Input for this task:
______________________________

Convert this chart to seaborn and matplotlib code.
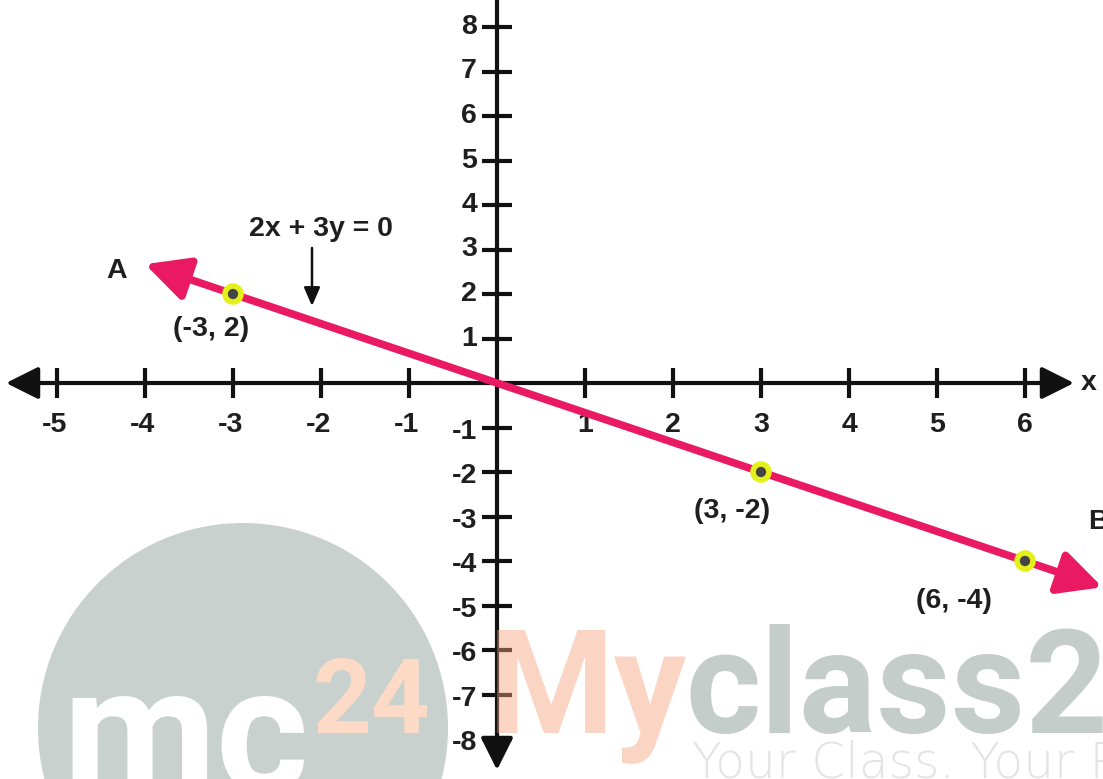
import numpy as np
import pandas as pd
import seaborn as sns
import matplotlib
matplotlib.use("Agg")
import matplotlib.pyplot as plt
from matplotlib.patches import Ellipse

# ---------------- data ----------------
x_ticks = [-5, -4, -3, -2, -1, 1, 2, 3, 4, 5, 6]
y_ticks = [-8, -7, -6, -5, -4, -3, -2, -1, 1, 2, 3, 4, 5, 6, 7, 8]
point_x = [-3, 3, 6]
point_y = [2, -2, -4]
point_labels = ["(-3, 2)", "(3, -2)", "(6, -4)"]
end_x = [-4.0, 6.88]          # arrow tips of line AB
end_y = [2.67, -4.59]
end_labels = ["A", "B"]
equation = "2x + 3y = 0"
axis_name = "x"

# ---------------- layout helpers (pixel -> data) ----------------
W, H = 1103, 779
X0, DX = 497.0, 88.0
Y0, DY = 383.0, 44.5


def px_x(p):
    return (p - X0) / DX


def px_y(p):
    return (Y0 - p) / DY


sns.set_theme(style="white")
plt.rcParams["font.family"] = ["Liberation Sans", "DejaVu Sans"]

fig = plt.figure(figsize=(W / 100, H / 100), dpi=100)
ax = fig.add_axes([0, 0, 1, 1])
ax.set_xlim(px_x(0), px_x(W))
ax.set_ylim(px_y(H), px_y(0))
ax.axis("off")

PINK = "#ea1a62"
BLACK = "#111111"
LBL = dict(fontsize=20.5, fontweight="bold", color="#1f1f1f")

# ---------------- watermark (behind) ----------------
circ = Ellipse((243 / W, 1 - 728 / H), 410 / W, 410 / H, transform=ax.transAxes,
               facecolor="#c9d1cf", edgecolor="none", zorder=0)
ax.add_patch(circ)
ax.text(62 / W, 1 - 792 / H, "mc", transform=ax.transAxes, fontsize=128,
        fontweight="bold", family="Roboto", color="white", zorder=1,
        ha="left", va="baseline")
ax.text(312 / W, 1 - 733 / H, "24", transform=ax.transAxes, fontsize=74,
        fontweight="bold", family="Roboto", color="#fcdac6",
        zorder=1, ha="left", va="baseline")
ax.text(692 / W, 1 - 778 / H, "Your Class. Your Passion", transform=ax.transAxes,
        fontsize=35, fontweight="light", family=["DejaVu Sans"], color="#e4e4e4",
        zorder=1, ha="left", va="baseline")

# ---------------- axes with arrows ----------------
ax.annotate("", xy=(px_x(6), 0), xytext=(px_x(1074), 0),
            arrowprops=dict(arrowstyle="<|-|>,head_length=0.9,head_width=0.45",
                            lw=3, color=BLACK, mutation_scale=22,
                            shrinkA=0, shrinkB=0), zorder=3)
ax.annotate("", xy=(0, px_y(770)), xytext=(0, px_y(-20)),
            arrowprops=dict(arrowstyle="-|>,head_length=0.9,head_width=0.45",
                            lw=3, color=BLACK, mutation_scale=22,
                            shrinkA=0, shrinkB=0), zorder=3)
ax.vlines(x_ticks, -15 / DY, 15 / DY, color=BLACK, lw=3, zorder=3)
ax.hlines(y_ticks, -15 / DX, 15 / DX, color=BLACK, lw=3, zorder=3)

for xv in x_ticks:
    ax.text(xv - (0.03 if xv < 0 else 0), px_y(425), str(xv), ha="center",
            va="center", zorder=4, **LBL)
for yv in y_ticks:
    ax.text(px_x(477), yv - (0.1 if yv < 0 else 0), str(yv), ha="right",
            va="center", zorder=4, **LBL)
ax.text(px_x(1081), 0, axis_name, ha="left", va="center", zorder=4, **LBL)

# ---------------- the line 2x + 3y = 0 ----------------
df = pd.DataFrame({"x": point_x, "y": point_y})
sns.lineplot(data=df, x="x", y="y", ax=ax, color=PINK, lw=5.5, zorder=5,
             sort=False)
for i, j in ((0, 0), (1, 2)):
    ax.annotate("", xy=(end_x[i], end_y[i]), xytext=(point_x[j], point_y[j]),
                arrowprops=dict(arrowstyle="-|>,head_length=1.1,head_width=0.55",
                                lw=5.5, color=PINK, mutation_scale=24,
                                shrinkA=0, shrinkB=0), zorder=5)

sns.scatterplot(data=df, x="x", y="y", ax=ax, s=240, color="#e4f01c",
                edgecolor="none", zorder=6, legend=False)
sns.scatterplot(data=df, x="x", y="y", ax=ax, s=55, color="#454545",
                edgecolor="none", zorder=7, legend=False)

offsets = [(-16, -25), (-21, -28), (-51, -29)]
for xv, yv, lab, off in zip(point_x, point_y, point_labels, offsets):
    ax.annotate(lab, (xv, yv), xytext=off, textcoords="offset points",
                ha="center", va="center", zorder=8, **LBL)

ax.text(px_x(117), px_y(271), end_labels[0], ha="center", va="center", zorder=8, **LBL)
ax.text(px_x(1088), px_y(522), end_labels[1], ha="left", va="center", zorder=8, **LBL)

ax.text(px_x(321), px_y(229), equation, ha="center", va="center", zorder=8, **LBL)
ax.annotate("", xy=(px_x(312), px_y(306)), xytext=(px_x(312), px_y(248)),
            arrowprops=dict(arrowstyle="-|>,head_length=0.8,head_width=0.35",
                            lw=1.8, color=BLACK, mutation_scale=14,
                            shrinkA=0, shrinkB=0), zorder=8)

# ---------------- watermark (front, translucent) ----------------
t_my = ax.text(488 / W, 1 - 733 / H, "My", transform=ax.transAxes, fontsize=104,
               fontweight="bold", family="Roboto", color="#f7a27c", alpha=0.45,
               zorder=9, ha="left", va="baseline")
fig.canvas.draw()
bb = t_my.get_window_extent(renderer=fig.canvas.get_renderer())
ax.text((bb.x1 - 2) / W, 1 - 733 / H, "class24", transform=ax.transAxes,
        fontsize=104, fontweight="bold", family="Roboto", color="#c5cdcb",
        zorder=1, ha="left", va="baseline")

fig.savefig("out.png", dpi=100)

______________________________

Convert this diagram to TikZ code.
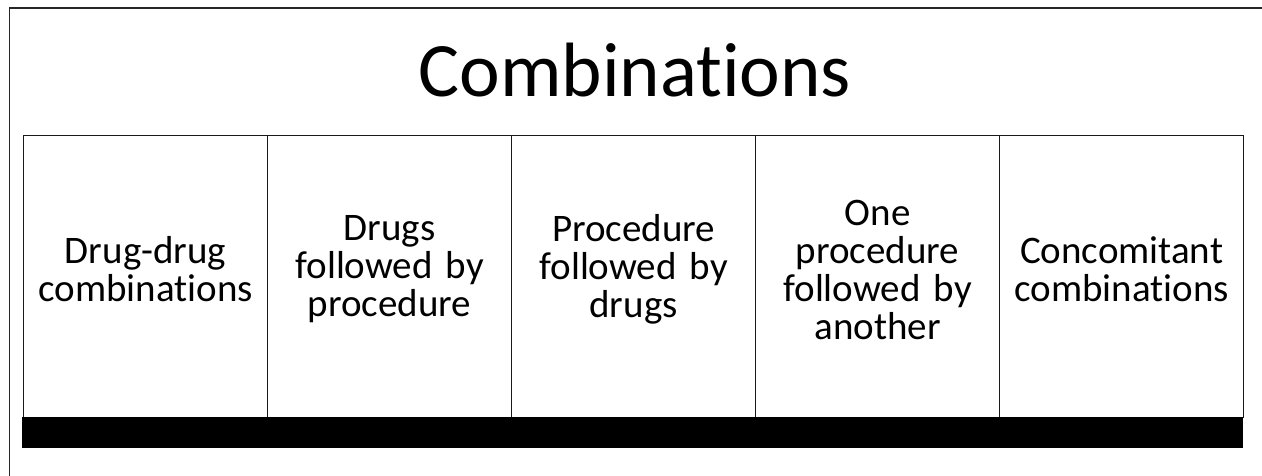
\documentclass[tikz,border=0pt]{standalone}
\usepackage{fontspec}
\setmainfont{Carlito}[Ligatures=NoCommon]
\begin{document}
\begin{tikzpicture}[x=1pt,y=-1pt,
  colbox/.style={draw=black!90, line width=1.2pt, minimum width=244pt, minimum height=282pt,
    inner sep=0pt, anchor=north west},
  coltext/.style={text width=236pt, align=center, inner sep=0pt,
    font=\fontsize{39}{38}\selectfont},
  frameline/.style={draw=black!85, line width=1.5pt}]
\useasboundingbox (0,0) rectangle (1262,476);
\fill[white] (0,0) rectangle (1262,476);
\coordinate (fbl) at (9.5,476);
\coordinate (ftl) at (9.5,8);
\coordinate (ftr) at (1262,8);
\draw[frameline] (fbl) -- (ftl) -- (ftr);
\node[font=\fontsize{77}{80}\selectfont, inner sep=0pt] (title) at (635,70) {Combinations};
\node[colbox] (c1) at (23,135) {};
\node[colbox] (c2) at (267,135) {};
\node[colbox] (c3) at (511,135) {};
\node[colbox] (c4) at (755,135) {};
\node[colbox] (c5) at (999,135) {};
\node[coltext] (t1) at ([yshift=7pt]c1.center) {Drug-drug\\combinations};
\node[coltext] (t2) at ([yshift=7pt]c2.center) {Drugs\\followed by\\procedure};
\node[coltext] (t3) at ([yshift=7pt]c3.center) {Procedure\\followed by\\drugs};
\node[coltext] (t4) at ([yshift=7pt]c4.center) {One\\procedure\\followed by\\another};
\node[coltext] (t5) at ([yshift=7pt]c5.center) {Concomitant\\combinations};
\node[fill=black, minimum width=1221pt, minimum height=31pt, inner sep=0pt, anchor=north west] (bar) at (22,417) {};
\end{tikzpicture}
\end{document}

______________________________

What this task involves: Reproduce the lines above starting at the one with "Convert this chart" and ending at the one with "from matplotlib.patches import Ellipse", both included, exactly and with no pictures.

Response to this exercise:
Convert this chart to seaborn and matplotlib code.
import numpy as np
import pandas as pd
import seaborn as sns
import matplotlib
matplotlib.use("Agg")
import matplotlib.pyplot as plt
from matplotlib.patches import Ellipse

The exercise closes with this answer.